Whoever's screwing whom, it ain't cheap. Last week's final campaign disclosures show that Hernandez paid Gray and his various companies -- he's the president and CEO of North Star Marketing; its subsidiary corporations provide printing services, TV and radio production and polling research -- at least $67,000 since her campaign started gearing up last July.
Looking back, Hernandez says she thinks she made a decent showing in the campaign considering that Glover had high name recognition, "virtually no negatives" and a Costco and Home Depot standing in his honor at Linwood and Main. And except for the picture, she says, she was happy with the strategic advice Gray gave her. But she knows the picture had an impact. "I thought it reflected on the character and integrity of the campaign, and I was real mad. I don't do stuff like that."
Hernandez lost her race by 10 percentage points. Fields, who didn't return a phone call seeking comment for this column, got creamed by Nace. Former firefighter Joe Galetti, who also tossed some change Gray's way -- and who looked remarkably young and fit in campaign photos from his fire department days -- lost to Deb Hermann.
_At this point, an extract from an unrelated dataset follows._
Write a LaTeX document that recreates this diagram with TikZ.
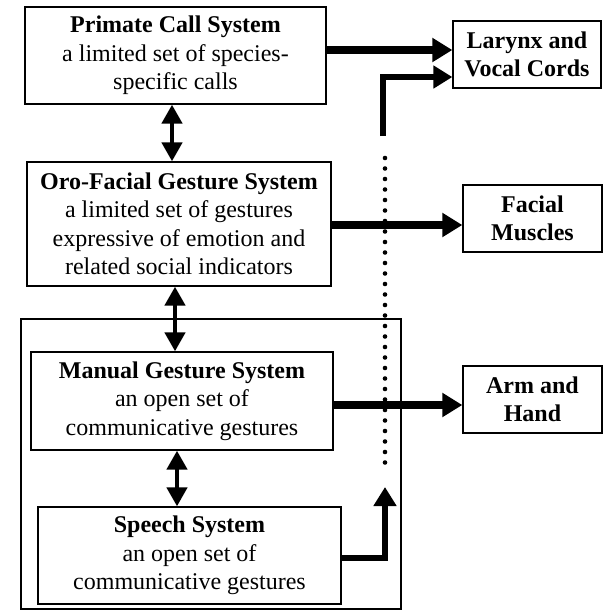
\documentclass[tikz,border=0pt]{standalone}
\usepackage{fontspec}
\setmainfont{Liberation Serif}
\usetikzlibrary{arrows.meta}
\begin{document}
\begin{tikzpicture}[x=1pt,y=-1pt,
  box/.style={draw, line width=1.3pt, inner sep=0pt, align=center,
    font=\fontsize{24}{28.5}\selectfont},
  bigarr/.style={line width=7.5pt, -{Triangle[length=20pt,width=23pt]}},
  midarr/.style={line width=6pt, -{Triangle[length=19pt,width=22pt]}},
  dblarr/.style={line width=4.5pt, {Triangle[length=19pt,width=20pt]}-{Triangle[length=19pt,width=20pt]}},
  dotline/.style={line width=4.6pt, line cap=round, dash pattern=on 0pt off 10.5pt}]
\useasboundingbox (0,0) rectangle (604,614);
% outer frame
\node[draw, line width=2.5pt, minimum width=380pt, minimum height=290pt, inner sep=0pt] (frame) at (211,464) {};
% left boxes
\node[box, minimum width=301pt, minimum height=97pt] (pc) at (175.5,55.5)
  {\textbf{Primate Call System}\\a limited set of species-\\specific calls};
\node[box, minimum width=304pt, minimum height=124pt] (oro) at (179,224)
  {\textbf{Oro-Facial Gesture System}\\a limited set of gestures\\expressive of emotion and\\related social indicators};
\node[box, minimum width=302pt, minimum height=98pt] (man) at (182,401)
  {\textbf{Manual Gesture System}\\an open set of\\communicative gestures};
\node[box, minimum width=303pt, minimum height=97pt] (sp) at (189.5,555.5)
  {\textbf{Speech System}\\an open set of\\communicative gestures};
% right boxes
\node[box, minimum width=148pt, minimum height=67pt] (lar) at (527,54.5)
  {\textbf{Larynx and}\\\textbf{Vocal Cords}};
\node[box, minimum width=139pt, minimum height=67pt] (fac) at (532.5,218.5)
  {\textbf{Facial}\\\textbf{Muscles}};
\node[box, minimum width=139pt, minimum height=67pt] (arm) at (532.5,399.5)
  {\textbf{Arm and}\\\textbf{Hand}};
% helper coordinates
\coordinate (y50) at (0,50);
\coordinate (y77) at (0,77);
\coordinate (y225) at (0,225);
\coordinate (y405) at (0,405);
\coordinate (y558) at (0,558);
\coordinate (x172) at (172,0);
\coordinate (x175) at (175,0);
\coordinate (x177) at (177,0);
\coordinate (vstart) at (383,136);
\coordinate (dtop) at (385,158);
\coordinate (dbot) at (385,470);
\coordinate (sptip) at (385,487);
% dotted line
\draw[dotline] (dtop) -- (dbot);
% horizontal arrows
\draw[bigarr] (pc.east |- y50) -- (lar.west |- y50);
\draw[midarr] (vstart) |- (lar.west |- y77);
\draw[bigarr] (oro.east |- y225) -- (fac.west |- y225);
\draw[bigarr] (man.east |- y405) -- (arm.west |- y405);
\draw[midarr] (sp.east |- y558) -| (sptip);
% double arrows
\draw[dblarr] (pc.south -| x172) -- (oro.north -| x172);
\draw[dblarr] (oro.south -| x175) -- (man.north -| x175);
\draw[dblarr] (man.south -| x177) -- (sp.north -| x177);
\end{tikzpicture}
\end{document}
Campaign records show that, collectively, Hernandez, Fields and Galetti have paid Gray at least $99,000 as of last week. That doesn't compare to, say, the astounding $437,932 conservative Charlotte O'Hara spent with Gray only to lose her bid for Johnson County commissioner last fall. But it's still a lot to pay just to have loser stamped on your forehead.
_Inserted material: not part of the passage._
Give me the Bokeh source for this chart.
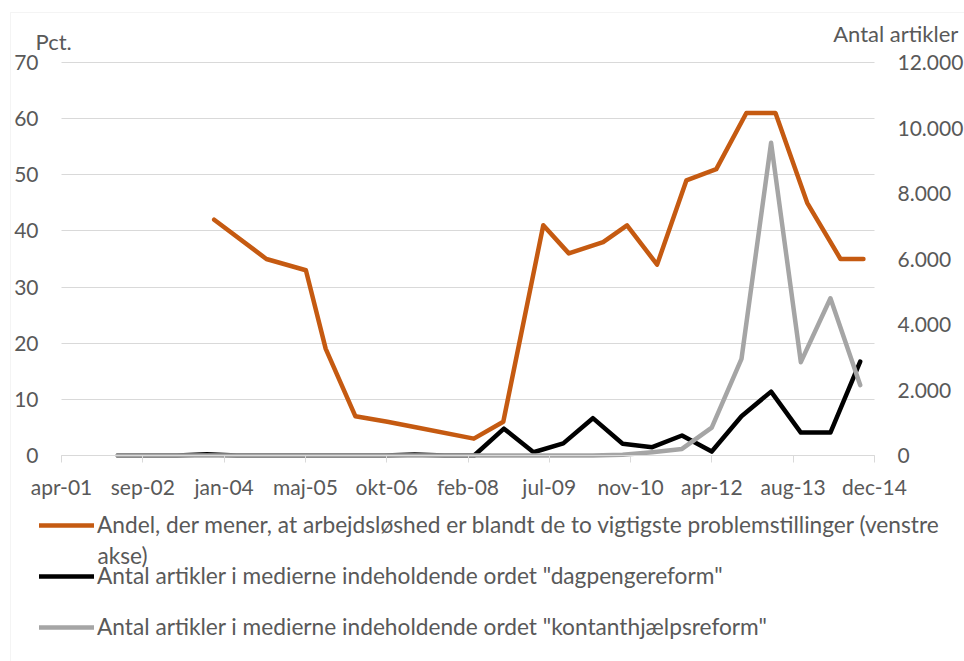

Gray's not around to speak in his own defense. (His secretary says he's out of the country.) Last summer, though, when I was quizzing him about the campaign he was running for Terry Norman (who wanted to be a Missouri state rep -- and who lost), Gray told me, "We don't tell a candidate what to say. They basically tell us why they're running, what they want to accomplish, and we help them put it in a political marketing context. We just help them communicate their message. If you're selling bubble gum, it would be the retail advertising selling the product."
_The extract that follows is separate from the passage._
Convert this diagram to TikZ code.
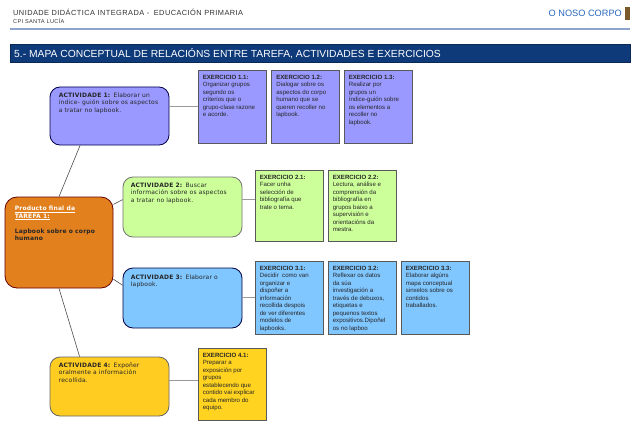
\documentclass[tikz,border=0pt]{standalone}
\usepackage{fontspec}
\setmainfont{Liberation Sans}
\newfontfamily\actfont[LetterSpace=3]{DejaVu Sans}
\newfontfamily\hdrfont[LetterSpace=6]{Liberation Sans}
\usepackage{xcolor}
\definecolor{udiText}{RGB}{51, 51, 51}
\definecolor{udiBlue}{RGB}{40, 104, 190}
\definecolor{udiBrown}{RGB}{122, 90, 42}
\definecolor{udiRule}{RGB}{140, 165, 205}
\definecolor{udiBar}{RGB}{14, 58, 122}
\definecolor{mapLila}{RGB}{153, 153, 255}
\definecolor{mapLime}{RGB}{204, 255, 153}
\definecolor{mapSky}{RGB}{128, 198, 255}
\definecolor{mapOrange}{RGB}{226, 128, 30}
\definecolor{mapYellow}{RGB}{255, 204, 34}
\definecolor{mapGold}{RGB}{255, 211, 32}
\usepackage{tikz}
\usetikzlibrary{
    arrows.meta,
    positioning,
    calc
}

\begin{document}
\begin{tikzpicture}[
    x=1pt, y=-1pt,
    actBox/.style={
        rectangle, rounded corners=10pt,
        line width=0.8pt, inner sep=0pt,
        minimum width=119pt
    },
    exBox/.style={
        rectangle, line width=0.7pt, inner sep=0pt,
        draw=black!65, minimum width=68pt
    },
    actText/.style={
        anchor=north west, inner sep=0pt, align=left, text=black!85,
        font=\actfont\fontsize{6}{7.5}\selectfont
    },
    exText/.style={
        anchor=north west, inner sep=0pt, align=left, text=black!85,
        font=\fontsize{6.1}{7.5}\selectfont
    },
    branchLine/.style={draw=black!70, line width=0.6pt},
    twigLine/.style={draw=black!40, line width=0.8pt}
]
    \useasboundingbox[fill=white] (0,0) rectangle (640,428);

    % Page header
    \node[anchor=west, inner sep=0pt, text=udiText, font=\hdrfont\fontsize{7.4}{8}\selectfont] (hdrUnit) at (13,12) {UNIDADE DIDÁCTICA INTEGRADA -\; EDUCACIÓN PRIMARIA};
    \node[anchor=west, inner sep=0pt, text=udiText, font=\hdrfont\fontsize{5.6}{6}\selectfont] (hdrSchool) at (13,21) {CPI SANTA LUCÍA};
    \node[anchor=east, inner sep=0pt, text=udiBlue, font=\fontsize{9.2}{10}\selectfont] (hdrTopic) at (622,13) {O NOSO CORPO};
    \fill[udiBrown] (625,7) rectangle (630,20);
    \draw[udiRule, line width=1.4pt] (10,29) -- (630,29);

    % Title bar
    \node[rectangle, draw=udiBar!70!black, fill=udiBar, anchor=north west, inner sep=0pt,
          minimum width=620pt, minimum height=18pt] (titleBar) at (10,44) {};
    \node[anchor=west, inner sep=0pt, text=white, font=\fontsize{10.3}{11}\selectfont]
        at (titleBar.west) [xshift=4pt] {5.- MAPA CONCEPTUAL DE RELACIÓNS ENTRE TAREFA, ACTIVIDADES E EXERCICIOS};

    % Final product
    \node[actBox, rounded corners=12pt, draw=red!40!black, fill=mapOrange,
          minimum width=108pt, minimum height=91pt] (prod) at (59,242.5) {};
    \node[actText, font=\actfont\bfseries\fontsize{6}{7.7}\selectfont] at (prod.north west) [xshift=10pt, yshift=-9pt]
        {\textcolor{white}{\underline{Producto final da}}\\
         \textcolor{white}{\underline{TAREFA 1:}}\\[7.5pt]
         Lapbook sobre o corpo\\ humano};

    % Activities
    \node[actBox, draw=blue!30!black, fill=mapLila, minimum height=58pt] (act1) at (109.5,116) {};
    \node[actText] at (act1.north west) [xshift=9pt, yshift=-6pt]
        {\textbf{ACTIVIDADE 1:}\enspace Elaborar un\\ índice- guión sobre os aspectos\\ a tratar no lapbook.};

    \node[actBox, draw=black!55, fill=mapLime, minimum height=60pt] (act2) at (182.5,207) {};
    \node[actText] at (act2.north west) [xshift=8pt, yshift=-6pt]
        {\textbf{ACTIVIDADE 2:}\enspace Buscar\\ información sobre os aspectos\\ a tratar no lapbook.};

    \node[actBox, draw=blue!25!black, fill=mapSky, minimum height=60pt] (act3) at (182.5,298) {};
    \node[actText] at (act3.north west) [xshift=8pt, yshift=-7pt]
        {\textbf{ACTIVIDADE 3:}\enspace Elaborar o\\ lapbook.};

    \node[actBox, draw=black!60, fill=mapYellow, minimum height=59pt] (act4) at (109.5,386.5) {};
    \node[actText] at (act4.north west) [xshift=9pt, yshift=-6pt]
        {\textbf{ACTIVIDADE 4:}\enspace Expoñer\\ oralmente a información\\ recollida.};

    % Exercises of activity 1
    \node[exBox, fill=mapLila, minimum height=73pt] (ex11) at (232,106.5) {};
    \node[exBox, fill=mapLila, minimum height=73pt] (ex12) at (305.5,106.5) {};
    \node[exBox, fill=mapLila, minimum height=73pt] (ex13) at (378,106.5) {};
    \node[exText] at (ex11.north west) [xshift=5pt, yshift=-5pt]
        {\textbf{EXERCICIO 1.1:}\\ Organizar grupos\\ segundo os\\ criterios que o\\ grupo-clase razone\\ e acorde.};
    \node[exText] at (ex12.north west) [xshift=5pt, yshift=-5pt]
        {\textbf{EXERCICIO 1.2:}\\ Dialogar sobre os\\ aspectos do corpo\\ humano que se\\ queren recoller no\\ lapbook.};
    \node[exText] at (ex13.north west) [xshift=5pt, yshift=-5pt]
        {\textbf{EXERCICIO 1.3:}\\ Realizar por\\ grupos un\\ índice-guión sobre\\ os elementos a\\ recoller no\\ lapbook.};

    % Exercises of activity 2
    \node[exBox, fill=mapLime, minimum height=71pt] (ex21) at (289,205.5) {};
    \node[exBox, fill=mapLime, minimum height=71pt] (ex22) at (362,205.5) {};
    \node[exText] at (ex21.north west) [xshift=5pt, yshift=-5pt]
        {\textbf{EXERCICIO 2.1:}\\ Facer unha\\ selección de\\ bibliografía que\\ trate o tema.};
    \node[exText] at (ex22.north west) [xshift=5pt, yshift=-5pt]
        {\textbf{EXERCICIO 2.2:}\\ Lectura, análise e\\ comprensión da\\ bibliografía en\\ grupos baixo a\\ supervisión e\\ orientacións da\\ mestra.};

    % Exercises of activity 3
    \node[exBox, fill=mapSky, minimum height=73pt] (ex31) at (289,297.5) {};
    \node[exBox, fill=mapSky, minimum height=73pt] (ex32) at (362,297.5) {};
    \node[exBox, fill=mapSky, minimum height=73pt] (ex33) at (435,297.5) {};
    \node[exText] at (ex31.north west) [xshift=5pt, yshift=-5pt]
        {\textbf{EXERCICIO 3.1:}\\ Decidir\ \ como van\\ organizar e\\ dispoñer a\\ información\\ recollida despois\\ de ver diferentes\\ modelos de\\ lapbooks.};
    \node[exText] at (ex32.north west) [xshift=5pt, yshift=-5pt]
        {\textbf{EXERCICIO 3.2:}\\ Reflexar os datos\\ da súa\\ investigación a\\ través de debuxos,\\ etiquetas e\\ pequenos textos\\ expositivos.Dipoñel\\ os no lapboo};
    \node[exText] at (ex33.north west) [xshift=5pt, yshift=-5pt]
        {\textbf{EXERCICIO 3.3:}\\ Elaborar algúns\\ mapa conceptual\\ sinxelos sobre os\\ contidos\\ traballados.};

    % Exercise of activity 4
    \node[exBox, fill=mapGold, minimum height=72pt] (ex41) at (232,384) {};
    \node[exText] at (ex41.north west) [xshift=5pt, yshift=-5pt]
        {\textbf{EXERCICIO 4.1:}\\ Preparar a\\ exposición por\\ grupos\\ establecendo que\\ contido vai explicar\\ cada membro do\\ equipo.};

    % Product to activities
    \draw[branchLine] (prod.north) -- (act1.-135);
    \draw[branchLine] (prod.35) -- (act2.173);
    \draw[branchLine] (prod.-34) -- (act3.168);
    \draw[branchLine] (prod.south) -- (act4.135);

    % Activities to exercises
    \coordinate (twig2) at ($(ex21.west)+(0,-6)$);
    \coordinate (twig4) at ($(ex41.west)+(0,-4)$);
    \draw[twigLine] (act1.east |- ex11.west) -- (ex11.west);
    \draw[twigLine] (act2.east |- twig2) -- (twig2);
    \draw[twigLine] (act3.east |- ex31.west) -- (ex31.west);
    \draw[twigLine] (act4.east |- twig4) -- (twig4);

\end{tikzpicture}
\end{document}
Bubble gum seems like an appropriate analogy considering how Glover characterizes Gray's recent efforts. "It was the kind of stuff that, if people did it in a high school student-body election, they'd be sent to the principal's office."
But this isn't high school. People who go into public service -- most of them, anyway -- aspire to something more than the adult equivalent of setting off a cherry bomb in the boy's toilet or drawing a mustache on someone's yearbook photo.
Candidates might want to stop throwing away their money with North Star. But they won't. After all, Gray won the big one. He managed Kay Barnes' campaign, and as of last week she'd written his companies checks totaling at least $283,000 -- all that just to make sure a Westport jester like Stan Glazer didn't get elected.
The more public face of Barnes' campaign was that of Steve Glorioso, another consultant who sometimes works with Gray and sometimes works against him. Glorioso points out that the mayor's campaign against Glazer was clean. But then, Glazer came with his dirt built in.
On Election Night, Gray was the one introducing Barnes at her victory party at the Westin.
The mayor will undoubtedly continue to use Gray's services. He has a long history of working on mundane issue campaigns -- in 2001, for example, he helped pass a tax increase for new police stations. Last year, it took him two elections and more than $450,000 in civic boosters' money just to convince Kansas City voters to approve general obligation bonds for new streets and sidewalks.
But those are just the campaigns the public sees. As Gray's Web site brags, "Some clients use his reputation to fortify their position in campaigns. In message-sensitive situations, others utilize his skills behind the scenes."
Given Gray's recent exploits, we can only imagine what sort of stunts he might pull "behind the scenes" in Barnes' second term.